Thank you in advance for your advice!

So to the four points you have observed:

1) The code by default divides the substructures into groups containing the exact same types and atoms per type. If you want to further subdivide the structures by giving names you have to set ML_LUSE_NAMES=.TRUE.. The description of ML_IWEIGHT was slightly wrong and I changed the description and added a wiki page for ML_LUSE_NAMES. ML_LUSE_NAMES is only important if you have structures with significantly different energies, e.g. structures at vastly different pressures but still the same atom types and number of atoms per type. I don't think you have this in your example, so you don't have to bother with this tag.

2) ML_LSPARSDES is only implemented for the ML_MODE=refit and refitbayesian. You tried to use it during ML_MODE=train. In VASP.6.4.3 the code will automatically overwrite this tag. I added a description on the wikipage (https://www.vasp.at/wiki/index.php/ML_LSPARSDES) that this mode is only available for ML_MODE=refit and refitbayesian and in the next release version the code will give a graceful exit when trying to use it with ML_MODE=train.
I think you should not use ML_LSPARSDES but rather use ML_DESC_TYPE=1. This will make your force field 10-20% less accurate but around 3.5 times faster, which in my opinion is in most cases a good tradeoff. But beware the same is true for ML_DESC_TYPE, that you have to use it only after your ML_MODE=train calculations are finished and you retrain with ML_MODE=refit.

3) This tag is only there for debugging purposes for developers and the user should not bother with this tag. It is also on purpose not described.

4) Yes you are interpreting correctly. However, I asked again my colleague who has huge experience with MLFFs for perovskites and he said they did similar calculations but didn't have to distinguish between different groups of Oxygens and Nitrogens. This is important because the machine learning force field in the production runs scales quadratically with the number of species (linearly for some parts ith ML_DESC_TYPE=1). So if you plan to do massive production calculations, it is maybe better to train without distinction of different Oxygens, etc. and test if this force field is good enough. If it is not good enough then modify your ML_AB file to distinct types (this will require some scripting), select the local reference configurations with the new species (ML_MODE=select) and then refit (ML_MODE=refit).

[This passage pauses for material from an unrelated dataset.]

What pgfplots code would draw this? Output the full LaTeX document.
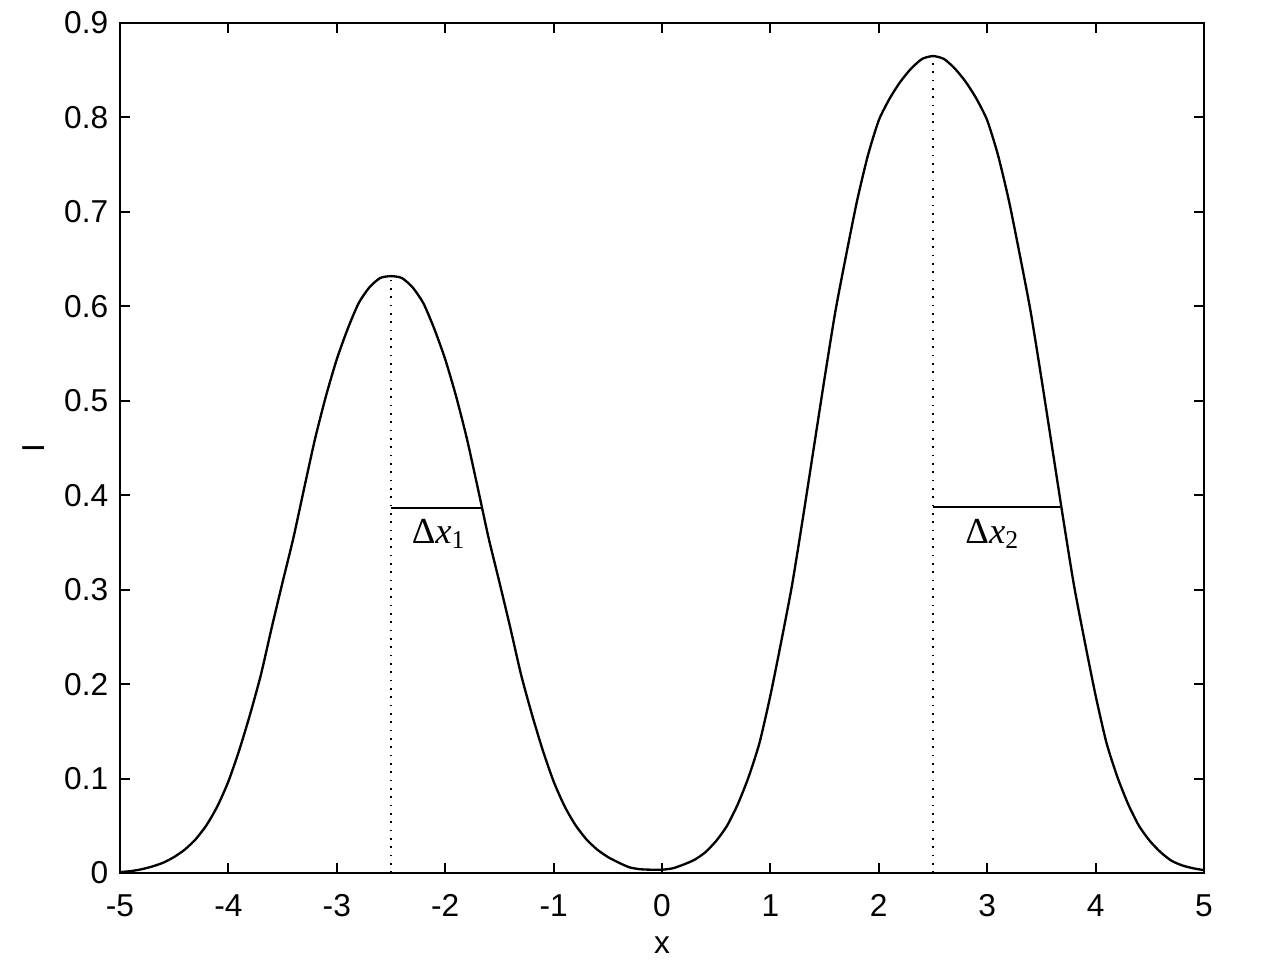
\documentclass[border=0pt]{standalone}
\usepackage{fontspec}
\setmainfont{Liberation Sans}
\newfontfamily\seriffont{Liberation Serif}
\usepackage{pgfplots}
\usepackage{pgfplotstable}
\pgfplotsset{compat=1.18}

\pgfplotstableread{
x y
-5.0 0.001
-4.9 0.002
-4.8 0.004
-4.7 0.007
-4.6 0.011
-4.5 0.017
-4.4 0.025
-4.3 0.036
-4.2 0.051
-4.1 0.071
-4.0 0.097
-3.9 0.130
-3.8 0.168
-3.7 0.210
-3.6 0.260
-3.5 0.308
-3.4 0.355
-3.3 0.408
-3.2 0.460
-3.1 0.505
-3.0 0.544
-2.9 0.576
-2.8 0.603
-2.7 0.620
-2.6 0.630
-2.5 0.632
-2.4 0.630
-2.3 0.620
-2.2 0.603
-2.1 0.576
-2.0 0.544
-1.9 0.505
-1.8 0.460
-1.7 0.408
-1.6 0.355
-1.5 0.308
-1.4 0.260
-1.3 0.210
-1.2 0.168
-1.1 0.130
-1.0 0.097
-0.9 0.071
-0.8 0.051
-0.7 0.036
-0.6 0.025
-0.5 0.017
-0.4 0.011
-0.3 0.006
-0.2 0.004
-0.1 0.0035
0.0 0.0035
0.1 0.005
0.2 0.009
0.3 0.014
0.4 0.022
0.5 0.034
0.6 0.050
0.7 0.073
0.8 0.102
0.9 0.138
1.0 0.188
1.1 0.245
1.2 0.305
1.3 0.376
1.4 0.450
1.5 0.524
1.6 0.595
1.7 0.655
1.8 0.712
1.9 0.760
2.0 0.797
2.1 0.820
2.2 0.838
2.3 0.852
2.4 0.862
2.5 0.865
2.6 0.862
2.7 0.852
2.8 0.838
2.9 0.820
3.0 0.797
3.1 0.760
3.2 0.712
3.3 0.655
3.4 0.595
3.5 0.524
3.6 0.450
3.7 0.376
3.8 0.305
3.9 0.245
4.0 0.188
4.1 0.138
4.2 0.102
4.3 0.073
4.4 0.050
4.5 0.034
4.6 0.022
4.7 0.013
4.8 0.008
4.9 0.005
5.0 0.003
}\curvedata

\begin{document}
\begin{tikzpicture}
\path[use as bounding box] (-36pt,-30.3pt) rectangle (346.8pt,261.9pt);
\begin{axis}[
  at={(0,0)}, anchor=south west,
  width=325.2pt, height=255pt, scale only axis,
  xmin=-5, xmax=5, ymin=0, ymax=0.9,
  xtick={-5,-4,-3,-2,-1,0,1,2,3,4,5},
  ytick={0,0.1,0.2,0.3,0.4,0.5,0.6,0.7,0.8,0.9},
  yticklabel style={/pgf/number format/fixed, /pgf/number format/precision=1},
  /pgf/number format/assume math mode=true,
  tick align=inside,
  major tick length=3pt,
  tick style={black, line width=0.6pt},
  axis line style={line width=0.8pt},
  ticklabel style={font=\fontsize{9.5}{11}\selectfont},
  xticklabel style={yshift=-3pt},
  label style={font=\fontsize{9.5}{11}\selectfont},
  xlabel={x},
  ylabel={I},
  xlabel style={at={(axis description cs:0.5,-0.085)}, anchor=center},
  ylabel style={at={(axis description cs:-0.080,0.5)}, anchor=center, rotate=0},
  clip=false,
]
\addplot[black, line width=0.7pt, smooth, tension=0.4] table[x=x, y=y] {\curvedata};
\addplot[black, dotted, line width=0.5pt] coordinates {(-2.5,0) (-2.5,0.632)};
\addplot[black, dotted, line width=0.5pt] coordinates {(2.5,0) (2.5,0.865)};
\addplot[black, line width=0.6pt] coordinates {(-2.5,0.386) (-1.663,0.386)};
\addplot[black, line width=0.6pt] coordinates {(2.5,0.388) (3.672,0.388)};
\node[anchor=base, font=\fontsize{11}{13}\selectfont\seriffont] at (axis cs:-2.057,0.349) {Δ\textit{x}\textsubscript{1}};
\node[anchor=base, font=\fontsize{11}{13}\selectfont\seriffont] at (axis cs:3.05,0.349) {Δ\textit{x}\textsubscript{2}};
\end{axis}
\end{tikzpicture}
\end{document}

Many thanks, Frence! I learned a lot from this post.

I have just one last question. I noticed the very useful feature of "Merging different ML_AB files." This is quite helpful for cases where I want for example to experiment with replacing cations or other molecules and merge them with separately already trained structures. I was wondering if you guys have any script (or perhaps a module in py4vasp) to automate this merging process, as explained in the documentation, to reduce human interference and minimize errors during this process.

Sorry, but we have no scripts that are shareable (but we are planning modules that do that). But if possible try to avoid merging separate calculations, since the ML_MODE=select can become quite time consuming and if you have to merge separate files you have to be very careful to not make a mistake.
I would advise to first train on bulk, then continue training the ML_AB file from that calculation on the surface than use the ML_AB from there for the next training and so on.

If you still insist on merging files be very careful to set entries like "The maximum number of atoms per system", "The maximum number of atoms per atom type", etc. correctly among all systems. This is something where users sometimes make mistakes.
If you reselect with ML_MODE=select you don't have to set the number of local reference configurations correctly. Just set 1 for each and "1 1" for "Basis set for X".